Description of the task:
In the data below, locate each line with the word "this" and list it.

Dataset:
* * * * * * * * *
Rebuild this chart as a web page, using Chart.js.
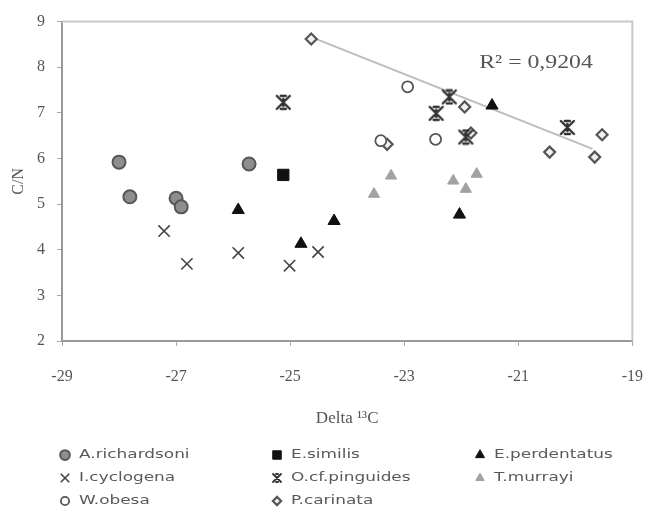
<!DOCTYPE html>
<html>
<head>
<meta charset="utf-8">
<script src="https://cdn.jsdelivr.net/npm/chart.js@4/dist/chart.umd.min.js"></script>
<style>
  html, body { margin: 0; padding: 0; background: #fff; }
  #wrap { width: 664px; height: 509px; }
</style>
</head>
<body>
<div id="wrap"><canvas id="fig"></canvas></div>
<script>
// values: [delta 13C, C/N]
var aRichardsoni = [[-28.0, 5.92], [-27.81, 5.16], [-27.0, 5.13], [-26.91, 4.94], [-25.72, 5.88]];
var eSimilis = [[-25.12, 5.64]];
var ePerdentatus = [[-25.91, 4.87], [-24.81, 4.13], [-24.23, 4.63], [-22.03, 4.77], [-21.46, 7.16]];
var iCyclogena = [[-27.21, 4.41], [-26.81, 3.69], [-25.91, 3.93], [-25.01, 3.65], [-24.51, 3.95]];
var oPinguides = [[-25.12, 7.23], [-22.21, 7.35], [-22.44, 6.99], [-21.92, 6.47], [-20.14, 6.68]];
var wObesa = [[-22.94, 7.57], [-22.45, 6.42], [-23.41, 6.39]];
var pCarinata = [[-24.63, 8.62], [-21.94, 7.13], [-21.83, 6.56], [-23.30, 6.31], [-20.45, 6.14], [-19.66, 6.03], [-19.53, 6.52]];
var tMurrayi = [[-23.53, 5.22], [-23.23, 5.62], [-22.14, 5.51], [-21.92, 5.33], [-21.73, 5.66]];
var trendLine = [[-24.55, 8.62], [-19.7, 6.21]];
var rSquaredLabel = 'R\u00B2 = 0,9204';

var xTicks = { min: -29, max: -19, step: 2 };
var yTicks = { min: 2, max: 9, step: 1 };

function pts(arr) {
  return arr.map(function (p) { return { x: p[0], y: p[1] }; });
}

// X with short bars on top and bottom, like the old office "star" marker
function barredCross(size, color, lw) {
  var c = document.createElement('canvas');
  c.width = size; c.height = size;
  var g = c.getContext('2d');
  var m = 2, s = size - 2, bar = Math.round(size * 0.22);
  g.strokeStyle = color;
  g.lineWidth = lw;
  g.lineCap = 'round';
  g.beginPath();
  g.moveTo(m, m); g.lineTo(s, s);
  g.moveTo(s, m); g.lineTo(m, s);
  g.moveTo(m + bar, m); g.lineTo(s - bar, m);
  g.moveTo(m + bar, s); g.lineTo(s - bar, s);
  g.moveTo(size / 2, m + 3); g.lineTo(size / 2, s - 3);
  g.stroke();
  return c;
}

var pinguidesMark = barredCross(17, '#333', 2.4);
var pinguidesMarkSmall = barredCross(12, '#333', 1.8);

var datasets = [
  { label: 'A.richardsoni', data: pts(aRichardsoni), pointStyle: 'circle', pointRadius: 6.5,
    backgroundColor: '#8e8e8e', borderColor: '#575757', borderWidth: 2 },
  { label: 'E.similis', data: pts(eSimilis), pointStyle: 'rect', pointRadius: 8,
    backgroundColor: '#111', borderColor: '#111', borderWidth: 1 },
  { label: 'E.perdentatus', data: pts(ePerdentatus), pointStyle: 'triangle', pointRadius: 7,
    backgroundColor: '#111', borderColor: '#111', borderWidth: 1 },
  { label: 'I.cyclogena', data: pts(iCyclogena), pointStyle: 'crossRot', pointRadius: 8,
    backgroundColor: '#444', borderColor: '#444', borderWidth: 1.6 },
  { label: 'O.cf.pinguides', data: pts(oPinguides), pointStyle: pinguidesMark,
    backgroundColor: '#333', borderColor: '#333', borderWidth: 1 },
  { label: 'T.murrayi', data: pts(tMurrayi), pointStyle: 'triangle', pointRadius: 6.5,
    backgroundColor: '#a2a2a2', borderColor: '#a2a2a2', borderWidth: 1 },
  { label: 'W.obesa', data: pts(wObesa), pointStyle: 'circle', pointRadius: 5.5,
    backgroundColor: '#fff', borderColor: '#555', borderWidth: 1.8 },
  { label: 'P.carinata', data: pts(pCarinata), pointStyle: 'rectRot', pointRadius: 5.5,
    backgroundColor: '#f2f2f2', borderColor: '#555', borderWidth: 2.2 },
  { label: 'trend', type: 'line', data: pts(trendLine), borderColor: '#bcbcbc', borderWidth: 2,
    pointRadius: 0, fill: false, order: 10 }
];

// legend items in the picture's 3-column order
var legendItems = [
  { i: 0, col: 0, row: 0 }, { i: 1, col: 1, row: 0 }, { i: 2, col: 2, row: 0 },
  { i: 3, col: 0, row: 1 }, { i: 4, col: 1, row: 1 }, { i: 5, col: 2, row: 1 },
  { i: 6, col: 0, row: 2 }, { i: 7, col: 1, row: 2 }
];
var legendColX = [65, 277, 480];
var legendRowY = [455, 478, 501];

var framePlugin = {
  id: 'frame',
  beforeDatasetsDraw: function (chart) {
    var a = chart.chartArea, ctx = chart.ctx;
    ctx.save();
    ctx.strokeStyle = '#c8c8c8';
    ctx.lineWidth = 2;
    ctx.beginPath();
    ctx.moveTo(a.left, a.top);
    ctx.lineTo(a.right, a.top);
    ctx.lineTo(a.right, a.bottom);
    ctx.stroke();
    ctx.restore();
  },
  afterDraw: function (chart) {
    var ctx = chart.ctx;
    ctx.save();
    // R squared label
    ctx.fillStyle = '#555';
    ctx.font = '19px "Liberation Serif"';
    ctx.textAlign = 'center';
    ctx.textBaseline = 'middle';
    ctx.translate(536, 63);
    ctx.scale(1.25, 1);
    ctx.fillText(rSquaredLabel, 0, 0);
    ctx.restore();

    legendItems.forEach(function (it) {
      var ds = chart.data.datasets[it.i];
      var x = legendColX[it.col], y = legendRowY[it.row];
      ctx.save();
      ctx.fillStyle = ds.backgroundColor;
      ctx.strokeStyle = ds.borderColor;
      ctx.lineWidth = ds.borderWidth;
      var style = ds.pointStyle === pinguidesMark ? pinguidesMarkSmall : ds.pointStyle;
      Chart.helpers.drawPoint(ctx, {
        pointStyle: style, radius: (ds.pointRadius || 6) * 0.75, rotation: 0,
        borderWidth: ds.borderWidth
      }, x, y);
      ctx.restore();

      ctx.save();
      ctx.fillStyle = '#5a5a5a';
      ctx.font = '13px "DejaVu Sans"';
      ctx.textAlign = 'left';
      ctx.textBaseline = 'middle';
      ctx.translate(x + 14, y);
      ctx.scale(1.3, 1);
      ctx.fillText(ds.label, 0, 0);
      ctx.restore();
    });
  }
};

new Chart(document.getElementById('fig'), {
  type: 'scatter',
  data: { datasets: datasets },
  plugins: [framePlugin],
  options: {
    responsive: true,
    maintainAspectRatio: false,
    animation: false,
    layout: { padding: { top: 18, right: 12, left: 0, bottom: 79 } },
    plugins: { legend: { display: false }, tooltip: { enabled: false } },
    scales: {
      x: {
        type: 'linear',
        min: xTicks.min, max: xTicks.max,
        afterFit: function (scale) { scale.height = 89; },
        ticks: { stepSize: xTicks.step, padding: 21, color: '#555',
          font: { family: 'Liberation Serif', size: 16 } },
        grid: { drawOnChartArea: false, drawTicks: true, tickLength: 5, color: '#aaa' },
        border: { color: '#9a9a9a', width: 2 },
        title: { display: true, text: 'Delta \u00B9\u00B3C', color: '#555',
          font: { family: 'Liberation Serif', size: 17 }, padding: { top: 0, bottom: 1 } }
      },
      y: {
        type: 'linear',
        min: yTicks.min, max: yTicks.max,
        afterFit: function (scale) { scale.width = 62; },
        ticks: { stepSize: yTicks.step, padding: 12, color: '#555',
          font: { family: 'Liberation Serif', size: 16 } },
        grid: { drawOnChartArea: false, drawTicks: true, tickLength: 5, color: '#aaa' },
        border: { color: '#9a9a9a', width: 2 },
        title: { display: true, text: 'C/N', color: '#555',
          font: { family: 'Liberation Serif', size: 16 }, padding: { top: 9, bottom: 0 } }
      }
    }
  }
});
</script>
</body>
</html>
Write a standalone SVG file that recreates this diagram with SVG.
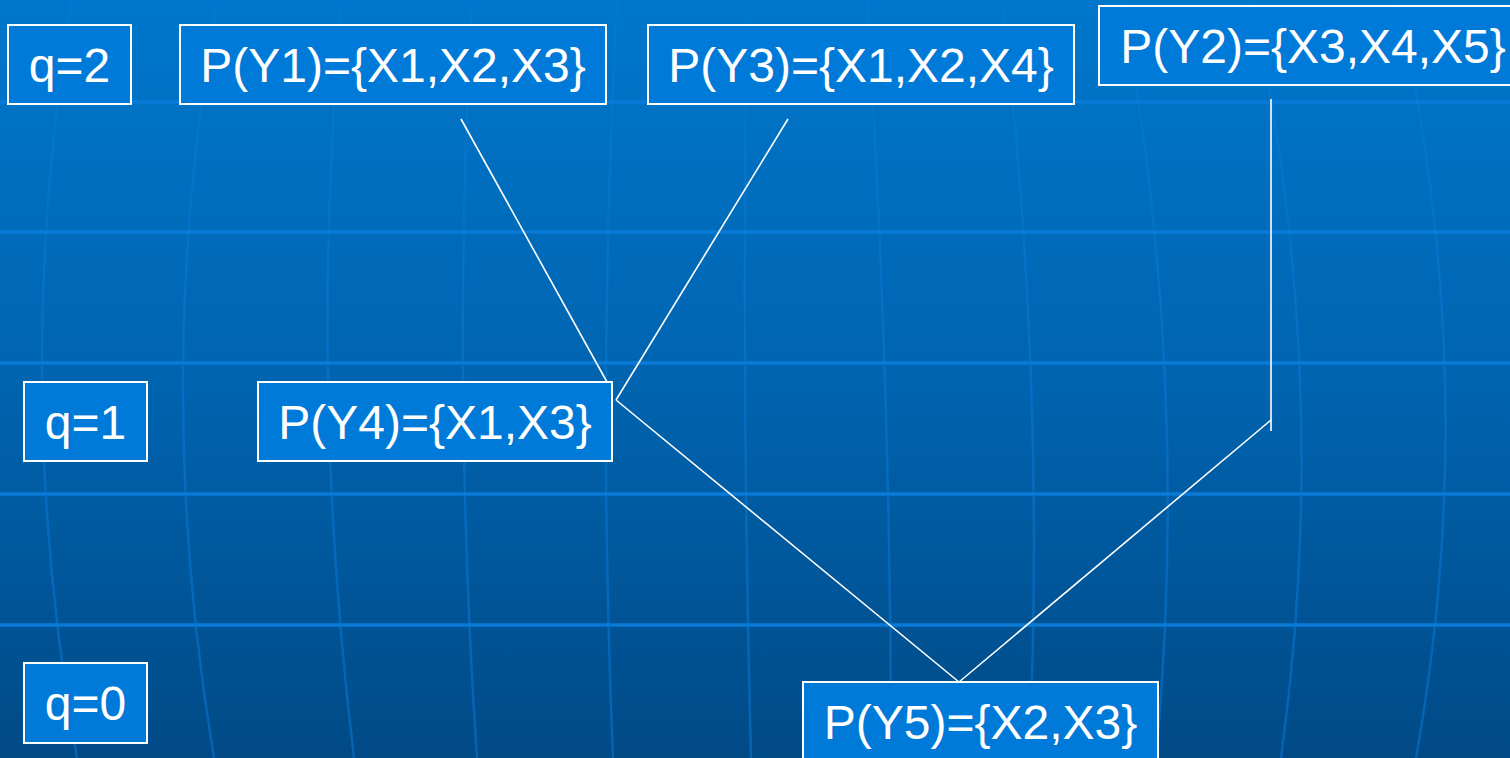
<svg xmlns="http://www.w3.org/2000/svg" width="1510" height="758" viewBox="0 0 1510 758">
<defs>
<linearGradient id="bg" x1="0" y1="0" x2="0" y2="1">
<stop offset="0" stop-color="#0077cc"/>
<stop offset="0.5" stop-color="#0064b0"/>
<stop offset="1" stop-color="#004a86"/>
</linearGradient>
<style>
.box{fill:#007ad8;stroke:#ffffff;stroke-width:2}
.lbl{fill:#ffffff;font-family:"Liberation Sans",Arial,sans-serif;font-size:48px;text-anchor:middle}
.hl{stroke:#0a7ad8;stroke-width:3.5;fill:none}
.ml{stroke:#0a78d6;stroke-width:2.5;fill:none;opacity:0.55}
.edge{stroke:#ffffff;stroke-width:1.6;fill:none}
</style>
</defs>
<rect x="0" y="0" width="1510" height="758" fill="url(#bg)"/>
<g id="grid">
<path class="ml" d="M72,0 Q9.5,379 77,758"/>
<path class="ml" d="M217,0 Q150.5,379 214,758"/>
<path class="ml" d="M342,0 Q308,379 354,758"/>
<path class="ml" d="M472,0 Q451.5,379 477,758"/>
<path class="ml" d="M617,0 Q597,379 613,758"/>
<path class="ml" d="M747,0 Q741,379 751,758"/>
<path class="ml" d="M867,0 Q891,379 891,758"/>
<path class="ml" d="M1002,0 Q1046.5,379 1029,758"/>
<path class="ml" d="M1122,0 Q1191,379 1156,758"/>
<path class="ml" d="M1252,0 Q1333.5,379 1281,758"/>
<path class="ml" d="M1397,0 Q1483.5,379 1416,758"/>
<line class="hl" x1="0" y1="102" x2="1510" y2="102"/>
<line class="hl" x1="0" y1="232" x2="1510" y2="232"/>
<line class="hl" x1="0" y1="363" x2="1510" y2="363"/>
<line class="hl" x1="0" y1="494" x2="1510" y2="494"/>
<line class="hl" x1="0" y1="625" x2="1510" y2="625"/>
</g>
<g id="connectors">
<line class="edge" x1="461" y1="119" x2="607" y2="382"/>
<line class="edge" x1="788" y1="119" x2="616" y2="400"/>
<line class="edge" x1="616" y1="400" x2="959" y2="682"/>
<line class="edge" x1="1271" y1="99" x2="1271" y2="431"/>
<line class="edge" x1="1271" y1="420" x2="959" y2="682"/>
</g>
<g id="q2"><rect class="box" x="8" y="25" width="123" height="79"/><text class="lbl" x="69.5" y="82">q=2</text></g>
<g id="PY1"><rect class="box" x="180" y="25" width="426" height="79"/><text class="lbl" x="393" y="82">P(Y1)={X1,X2,X3}</text></g>
<g id="PY3"><rect class="box" x="648" y="25" width="426" height="79"/><text class="lbl" x="861" y="82">P(Y3)={X1,X2,X4}</text></g>
<g id="PY2"><rect class="box" x="1099" y="6" width="426" height="79"/><text class="lbl" x="1313" y="63">P(Y2)={X3,X4,X5}</text></g>
<g id="q1"><rect class="box" x="24" y="382" width="123" height="79"/><text class="lbl" x="85.5" y="439">q=1</text></g>
<g id="PY4"><rect class="box" x="258" y="382" width="354" height="79"/><text class="lbl" x="435" y="439">P(Y4)={X1,X3}</text></g>
<g id="q0"><rect class="box" x="24" y="663" width="123" height="80"/><text class="lbl" x="85.5" y="720">q=0</text></g>
<g id="PY5"><rect class="box" x="803" y="682" width="355" height="79"/><text class="lbl" x="980.5" y="739">P(Y5)={X2,X3}</text></g>
</svg>
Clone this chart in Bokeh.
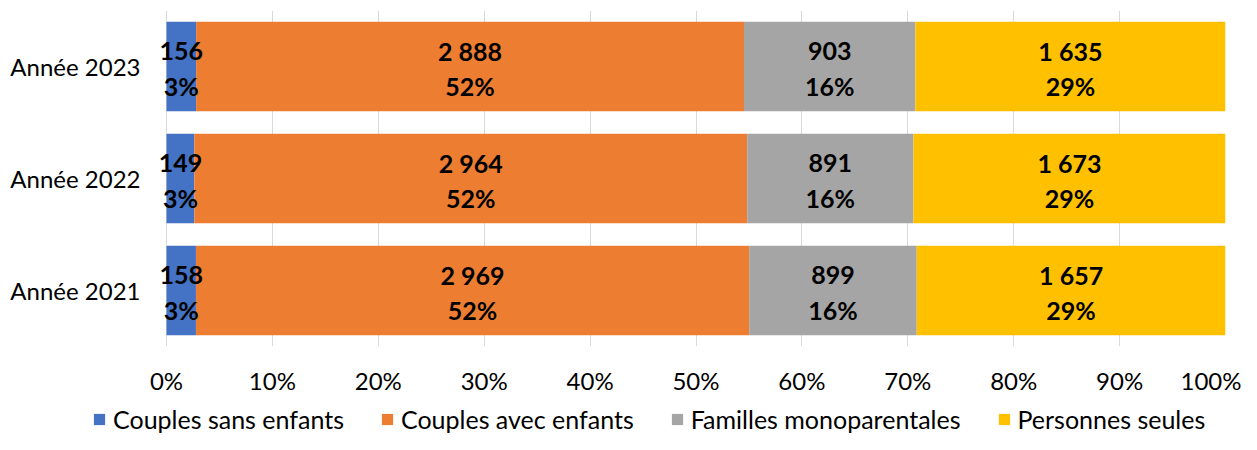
* * * * * * * * *
Complete output:
Rebuild this chart as a web page, using Chart.js.
Write a standalone SVG file that recreates this diagram with SVG.
Clone this chart in Bokeh.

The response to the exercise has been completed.